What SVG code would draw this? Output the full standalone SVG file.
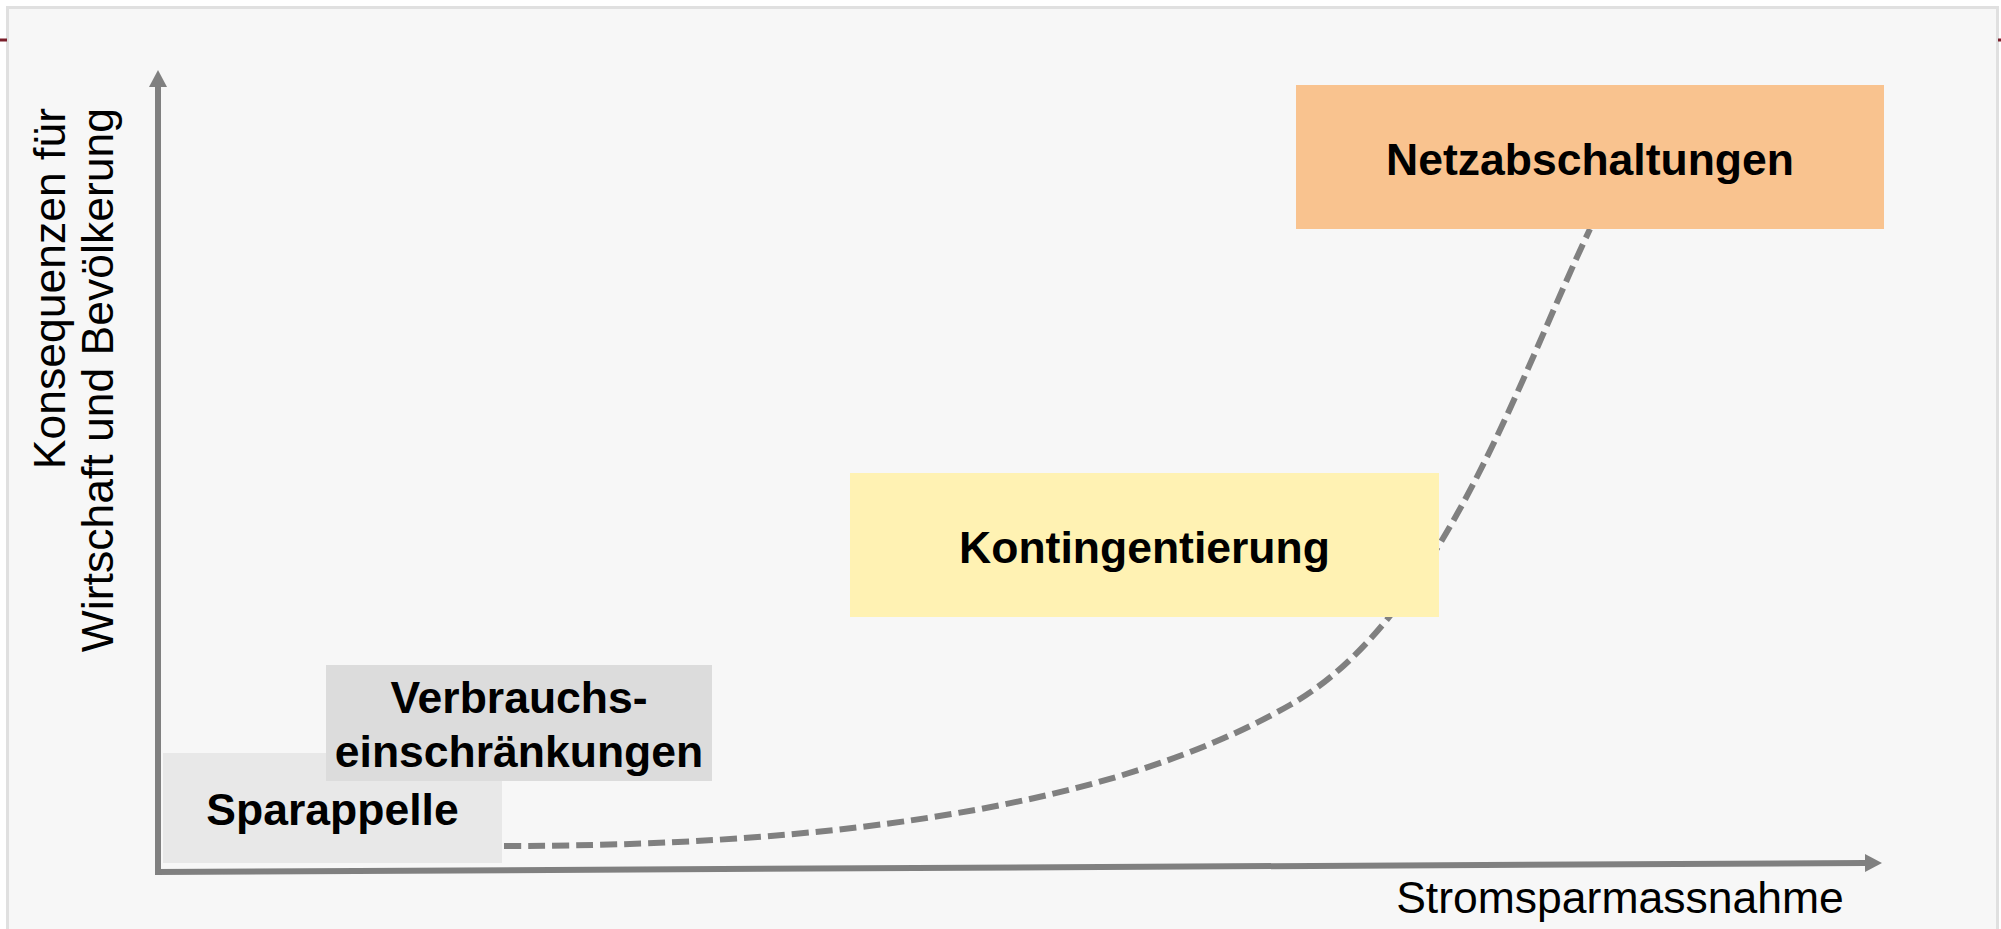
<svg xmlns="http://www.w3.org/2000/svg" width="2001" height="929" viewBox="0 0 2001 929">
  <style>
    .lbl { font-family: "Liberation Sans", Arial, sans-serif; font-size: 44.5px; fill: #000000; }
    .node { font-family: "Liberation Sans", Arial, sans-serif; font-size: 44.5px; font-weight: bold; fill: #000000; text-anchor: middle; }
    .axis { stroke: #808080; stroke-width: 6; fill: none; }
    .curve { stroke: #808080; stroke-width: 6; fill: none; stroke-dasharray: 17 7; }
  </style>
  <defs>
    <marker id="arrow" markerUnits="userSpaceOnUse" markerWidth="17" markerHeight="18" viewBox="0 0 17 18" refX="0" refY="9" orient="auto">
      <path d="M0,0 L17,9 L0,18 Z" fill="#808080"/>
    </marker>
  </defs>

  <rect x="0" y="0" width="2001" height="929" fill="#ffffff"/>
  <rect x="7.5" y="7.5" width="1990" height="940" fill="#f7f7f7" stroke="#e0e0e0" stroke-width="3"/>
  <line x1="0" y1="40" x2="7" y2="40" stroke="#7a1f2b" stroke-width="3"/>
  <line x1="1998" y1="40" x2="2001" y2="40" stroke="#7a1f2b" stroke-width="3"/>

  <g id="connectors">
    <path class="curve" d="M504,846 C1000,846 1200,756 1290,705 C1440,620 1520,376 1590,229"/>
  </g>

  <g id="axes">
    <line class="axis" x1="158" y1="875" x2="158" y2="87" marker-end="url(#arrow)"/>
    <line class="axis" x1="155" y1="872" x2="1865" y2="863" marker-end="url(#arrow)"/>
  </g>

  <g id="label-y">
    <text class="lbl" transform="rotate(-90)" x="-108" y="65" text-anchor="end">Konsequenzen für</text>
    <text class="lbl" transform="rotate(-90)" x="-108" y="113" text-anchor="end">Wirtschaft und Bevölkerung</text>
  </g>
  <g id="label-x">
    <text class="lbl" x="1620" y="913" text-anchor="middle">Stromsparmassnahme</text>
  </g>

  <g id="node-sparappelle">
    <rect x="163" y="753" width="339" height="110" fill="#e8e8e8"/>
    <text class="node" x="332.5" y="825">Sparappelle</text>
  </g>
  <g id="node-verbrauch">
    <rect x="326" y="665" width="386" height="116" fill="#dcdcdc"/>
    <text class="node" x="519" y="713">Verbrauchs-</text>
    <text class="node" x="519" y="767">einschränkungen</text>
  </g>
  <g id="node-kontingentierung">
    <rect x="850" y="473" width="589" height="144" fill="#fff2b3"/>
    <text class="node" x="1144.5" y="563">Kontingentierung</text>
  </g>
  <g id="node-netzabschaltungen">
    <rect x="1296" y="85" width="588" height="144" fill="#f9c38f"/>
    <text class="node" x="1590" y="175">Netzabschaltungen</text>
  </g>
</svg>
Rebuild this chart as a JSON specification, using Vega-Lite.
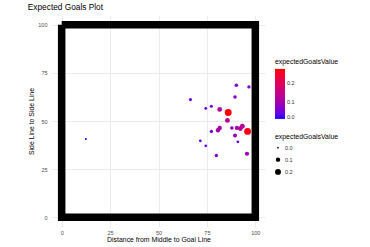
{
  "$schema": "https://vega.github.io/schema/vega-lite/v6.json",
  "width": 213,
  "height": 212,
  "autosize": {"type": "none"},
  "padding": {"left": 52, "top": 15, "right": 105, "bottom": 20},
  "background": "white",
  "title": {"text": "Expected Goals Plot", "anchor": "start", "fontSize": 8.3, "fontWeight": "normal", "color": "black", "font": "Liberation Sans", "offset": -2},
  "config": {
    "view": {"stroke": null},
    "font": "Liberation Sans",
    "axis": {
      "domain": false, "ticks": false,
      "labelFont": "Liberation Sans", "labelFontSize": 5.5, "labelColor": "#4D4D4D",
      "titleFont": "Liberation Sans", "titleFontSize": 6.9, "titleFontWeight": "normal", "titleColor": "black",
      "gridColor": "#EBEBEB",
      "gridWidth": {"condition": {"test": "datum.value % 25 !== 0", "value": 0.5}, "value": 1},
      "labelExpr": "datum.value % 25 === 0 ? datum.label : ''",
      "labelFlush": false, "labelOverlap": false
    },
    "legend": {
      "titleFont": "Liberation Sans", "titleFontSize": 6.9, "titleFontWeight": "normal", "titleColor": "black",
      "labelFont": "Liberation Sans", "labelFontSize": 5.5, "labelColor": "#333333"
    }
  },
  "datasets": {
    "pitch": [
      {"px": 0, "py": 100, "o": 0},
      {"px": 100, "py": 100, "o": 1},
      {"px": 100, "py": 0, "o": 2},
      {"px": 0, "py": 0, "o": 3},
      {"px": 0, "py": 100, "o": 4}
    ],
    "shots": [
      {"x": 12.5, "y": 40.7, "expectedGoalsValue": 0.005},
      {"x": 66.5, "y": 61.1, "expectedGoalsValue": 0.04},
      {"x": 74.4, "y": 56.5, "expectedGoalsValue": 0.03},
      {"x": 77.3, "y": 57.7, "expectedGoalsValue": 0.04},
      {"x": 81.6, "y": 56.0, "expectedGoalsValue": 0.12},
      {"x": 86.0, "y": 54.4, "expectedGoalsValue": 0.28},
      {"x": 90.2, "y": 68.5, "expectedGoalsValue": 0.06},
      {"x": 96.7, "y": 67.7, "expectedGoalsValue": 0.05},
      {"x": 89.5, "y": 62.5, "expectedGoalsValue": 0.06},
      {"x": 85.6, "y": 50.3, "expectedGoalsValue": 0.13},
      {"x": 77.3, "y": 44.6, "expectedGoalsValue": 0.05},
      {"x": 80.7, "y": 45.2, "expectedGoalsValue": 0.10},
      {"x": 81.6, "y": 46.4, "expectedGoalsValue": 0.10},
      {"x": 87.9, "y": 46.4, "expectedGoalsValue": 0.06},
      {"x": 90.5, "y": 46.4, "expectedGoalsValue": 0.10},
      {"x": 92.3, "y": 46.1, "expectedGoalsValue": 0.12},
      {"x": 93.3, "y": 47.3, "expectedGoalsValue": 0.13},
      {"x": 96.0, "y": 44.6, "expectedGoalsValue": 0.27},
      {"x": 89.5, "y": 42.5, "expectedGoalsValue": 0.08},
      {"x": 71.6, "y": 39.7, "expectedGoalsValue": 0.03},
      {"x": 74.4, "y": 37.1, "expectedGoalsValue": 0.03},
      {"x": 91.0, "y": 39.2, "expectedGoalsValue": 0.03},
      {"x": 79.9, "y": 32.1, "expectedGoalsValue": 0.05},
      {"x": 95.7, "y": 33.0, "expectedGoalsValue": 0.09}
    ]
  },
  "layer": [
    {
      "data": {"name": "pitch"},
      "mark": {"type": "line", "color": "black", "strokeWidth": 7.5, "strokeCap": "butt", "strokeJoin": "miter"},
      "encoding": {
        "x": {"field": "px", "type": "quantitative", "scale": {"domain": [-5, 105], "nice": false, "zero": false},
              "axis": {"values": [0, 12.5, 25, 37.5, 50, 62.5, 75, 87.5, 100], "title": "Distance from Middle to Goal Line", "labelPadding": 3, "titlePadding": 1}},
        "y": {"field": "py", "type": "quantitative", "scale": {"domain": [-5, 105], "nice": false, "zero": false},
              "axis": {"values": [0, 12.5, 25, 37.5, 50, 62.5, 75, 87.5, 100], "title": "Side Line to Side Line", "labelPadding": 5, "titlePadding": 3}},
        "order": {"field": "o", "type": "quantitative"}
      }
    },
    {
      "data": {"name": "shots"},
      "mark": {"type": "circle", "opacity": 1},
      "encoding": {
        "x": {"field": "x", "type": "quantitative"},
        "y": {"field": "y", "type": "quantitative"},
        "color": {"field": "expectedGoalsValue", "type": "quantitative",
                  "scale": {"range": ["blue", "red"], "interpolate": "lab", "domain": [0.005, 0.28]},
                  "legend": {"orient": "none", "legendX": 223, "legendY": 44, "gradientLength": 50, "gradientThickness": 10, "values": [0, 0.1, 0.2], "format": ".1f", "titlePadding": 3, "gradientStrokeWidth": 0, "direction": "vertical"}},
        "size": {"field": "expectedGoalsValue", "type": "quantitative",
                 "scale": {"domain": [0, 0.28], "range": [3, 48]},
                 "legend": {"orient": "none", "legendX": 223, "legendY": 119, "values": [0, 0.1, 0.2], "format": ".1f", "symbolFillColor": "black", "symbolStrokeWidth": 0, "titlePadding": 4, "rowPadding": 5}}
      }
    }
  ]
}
::::::::
# GIVEN TASK
Look through the listing and extract every line with "this" in it.

# TASK RESPONSE
What SVG code would draw this? Output the full standalone SVG file.
Rebuild this chart as a JSON specification, using Vega-Lite.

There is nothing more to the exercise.